Analyzing My System
Q: I’ve read your book twice and it took some help from my wife to eventually implement expectancy and position sizing correctly.
My question regards analyzing my system. I don’t have R values for the past performances of my system so I averaged the losses to determine “R”. With one system the average loss over 135 trades came to -2.87%. So I determined this to be my “R” on each trade.
So, going forward with my system, does it make sense to use that number (2.87%) as my stop loss on each position (assuming that I never risk more than 1% of my portfolio on each trade)?
A: When I have said use your average loss to determine R, I mean the dollar amount not the percentage amount.
However, I’m going to answer your question as if you gave me an answer of my average loss is $2500. No it doesn’t make sense to use that as your stop. I would hope that your average loss (with trailing stops being hit) is less than 1R, so it doesn’t make sense at all.

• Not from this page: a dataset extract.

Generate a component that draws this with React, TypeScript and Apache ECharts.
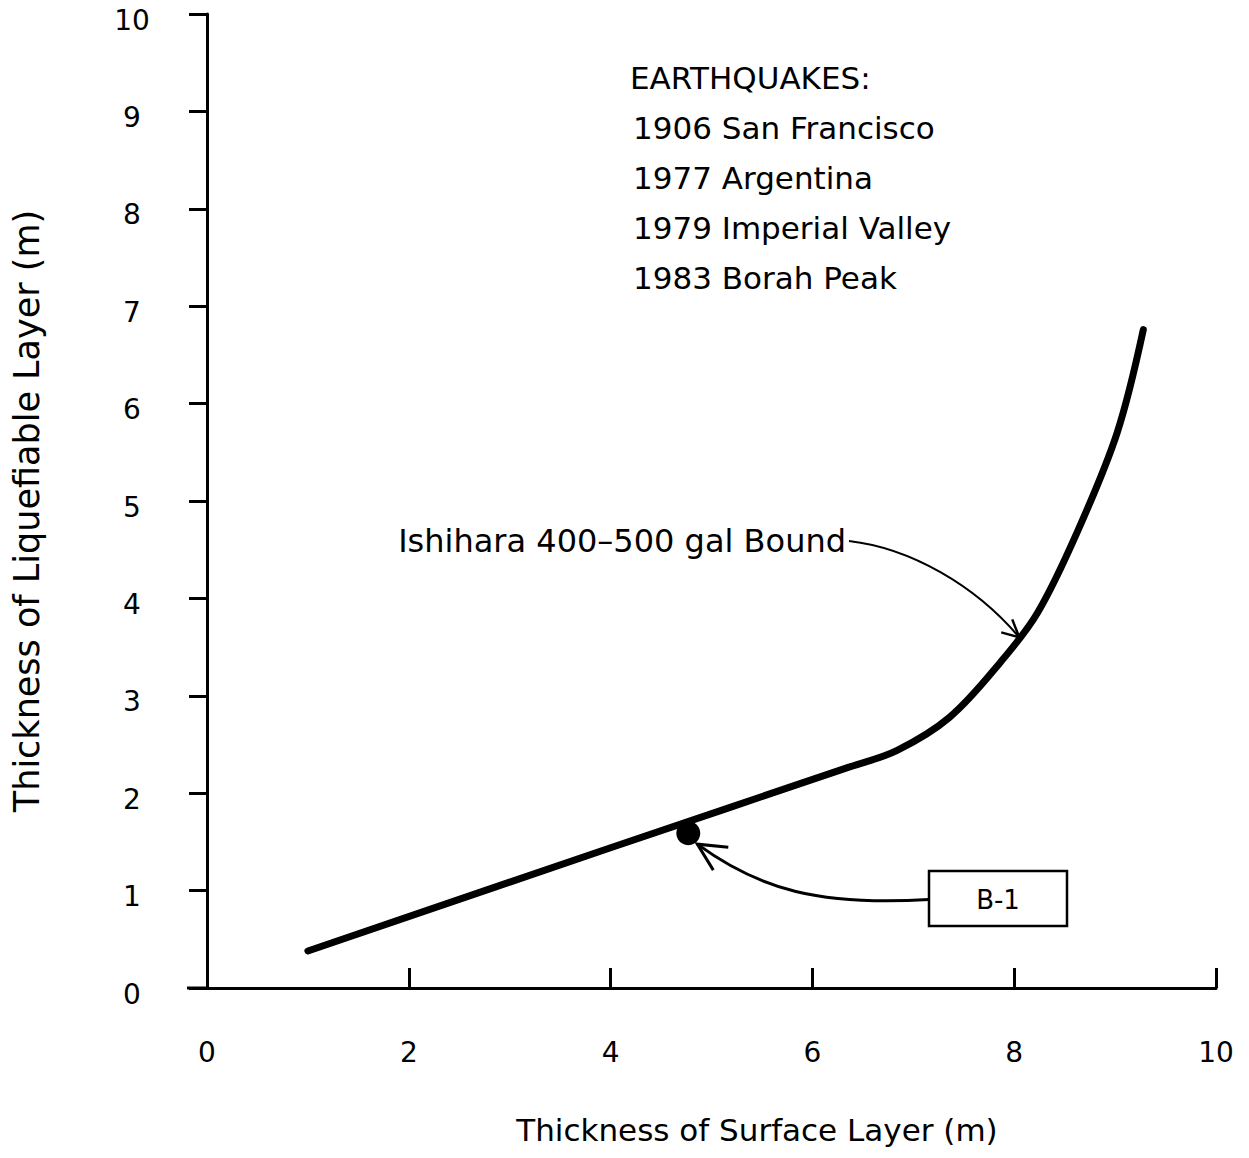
import React, { useEffect, useRef } from "react";
import * as echarts from "echarts";

const boundX = [1.0, 4.0, 6.37, 6.84, 7.36, 7.86, 8.23, 8.62, 9.02, 9.28];
const boundY = [0.38, 1.44, 2.27, 2.44, 2.78, 3.34, 3.85, 4.67, 5.7, 6.76];
const boreholeName = "B-1";
const boreholeX = 4.77;
const boreholeY = 1.59;
const earthquakes = [
  "EARTHQUAKES:",
  "1906 San Francisco",
  "1977 Argentina",
  "1979 Imperial Valley",
  "1983 Borah Peak",
];
const boundLabel = "Ishihara 400\u2013500 gal Bound";
const xName = "Thickness of Surface Layer (m)";
const yName = "Thickness of Liquefiable Layer (m)";

const FONT = "DejaVu Sans";

export default function App() {
  const ref = useRef<HTMLDivElement>(null);
  useEffect(() => {
    const chart = echarts.init(ref.current!, null, { renderer: "svg" });
    const option: any = {
      animation: false,
      backgroundColor: "#ffffff",
      grid: { left: 207, right: 33, top: 14, bottom: 170, containLabel: false },
      xAxis: {
        type: "value",
        min: 0,
        max: 10,
        interval: 2,
        name: xName,
        nameLocation: "middle",
        nameGap: 126,
        nameTextStyle: { fontFamily: FONT, fontSize: 31, color: "#000", padding: [0, 0, 0, 91] },
        axisLine: { show: true, lineStyle: { color: "#000", width: 3 } },
        axisTick: { show: true, inside: true, length: 20, lineStyle: { color: "#000", width: 3 } },
        axisLabel: { fontFamily: FONT, fontSize: 28, color: "#000", margin: 50 },
        splitLine: { show: false },
      },
      yAxis: {
        type: "value",
        min: 0,
        max: 10,
        interval: 1,
        name: yName,
        nameLocation: "middle",
        nameGap: 163,
        nameTextStyle: { fontFamily: FONT, fontSize: 35, color: "#000", padding: [0, 20, 0, 0] },
        axisLine: { show: true, lineStyle: { color: "#000", width: 3 } },
        axisTick: { show: true, inside: false, length: 18, lineStyle: { color: "#000", width: 3 } },
        axisLabel: {
          color: "#000",
          margin: 75,
          align: "center",
          verticalAlign: "middle",
          formatter: "{v|{value}}",
          rich: {
            v: { fontFamily: FONT, fontSize: 28, color: "#000", padding: [12, 0, 0, 0] },
          },
        },
        splitLine: { show: false },
      },
      series: [
        {
          type: "line",
          name: boundLabel,
          data: boundX.map((x, i) => [x, boundY[i]]),
          smooth: 0.35,
          showSymbol: false,
          lineStyle: { color: "#000", width: 7, cap: "round" },
          z: 3,
        },
        {
          type: "scatter",
          name: boreholeName,
          data: [[boreholeX, boreholeY]],
          symbolSize: 24,
          itemStyle: { color: "#000", opacity: 1 },
          z: 4,
        },
      ],
    };
    chart.setOption(option);

    const origin = chart.convertToPixel({ gridIndex: 0 }, [0, 0]) as number[];
    const tip1 = chart.convertToPixel({ gridIndex: 0 }, [8.05, 3.6]) as number[];
    const bp = chart.convertToPixel({ gridIndex: 0 }, [boreholeX, boreholeY]) as number[];
    const tip2 = [bp[0] + 9, bp[1] + 11];

    const boxX = 929, boxY = 871, boxW = 138, boxH = 55;
    const s1 = [849, 541];
    const s2 = [boxX, boxY + boxH / 2 + 1];

    const graphic: any[] = [
      ...earthquakes.map((t, i) => ({
        type: "text",
        left: i === 0 ? 630 : 633,
        top: 62 + i * 50,
        style: { text: t, fontFamily: FONT, fontSize: 31, fill: "#000" },
      })),
      {
        type: "text",
        x: 846,
        y: 541,
        style: {
          text: boundLabel,
          fontFamily: FONT,
          fontSize: 32,
          fill: "#000",
          align: "right",
          verticalAlign: "middle",
        },
      },
      {
        type: "bezierCurve",
        shape: {
          x1: s1[0], y1: s1[1],
          cpx1: 910, cpy1: 548,
          cpx2: 975, cpy2: 585,
          x2: tip1[0], y2: tip1[1],
        },
        style: { stroke: "#000", lineWidth: 2, fill: null },
      },
      {
        type: "polyline",
        shape: { points: [[tip1[0] - 18, tip1[1] - 5], [tip1[0], tip1[1]], [tip1[0] - 7, tip1[1] - 18]] },
        style: { stroke: "#000", lineWidth: 2.5, fill: null },
      },
      {
        type: "rect",
        shape: { x: boxX, y: boxY, width: boxW, height: boxH },
        style: { stroke: "#000", lineWidth: 2.5, fill: "#fff" },
      },
      {
        type: "text",
        x: boxX + boxW / 2,
        y: boxY + boxH / 2 + 1,
        style: {
          text: boreholeName,
          fontFamily: FONT,
          fontSize: 26,
          fill: "#000",
          align: "center",
          verticalAlign: "middle",
        },
      },
      {
        type: "bezierCurve",
        shape: {
          x1: s2[0], y1: s2[1],
          cpx1: 820, cpy1: 906,
          cpx2: 760, cpy2: 890,
          x2: tip2[0], y2: tip2[1],
        },
        style: { stroke: "#000", lineWidth: 3, fill: null },
      },
      {
        type: "polyline",
        shape: { points: [[tip2[0] + 31, tip2[1] + 3], [tip2[0], tip2[1]], [tip2[0] + 16, tip2[1] + 26]] },
        style: { stroke: "#000", lineWidth: 3, fill: null },
      },
      {
        type: "line",
        shape: { x1: origin[0] - 20, y1: origin[1], x2: origin[0], y2: origin[1] },
        style: { stroke: "#000", lineWidth: 3 },
      },
    ];
    chart.setOption({ graphic });

    return () => chart.dispose();
  }, []);
  return <div ref={ref} style={{ width: 1249, height: 1158, margin: -8 }} />;
}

Here are my recommendations. First, always have an exit when you enter into a trade that determines 1R for you. Second, you can then analyze that exit by looking at the Maximum Adverse Excursion of your winning trades in terms of R.
For example,
2R win, MAE -0.3R
5R win, MAE -0.12R
1.2R win, MAE 0.25R
This kind of data might suggest that you could tighten your stop, but you’d need a lot more than 3 examples.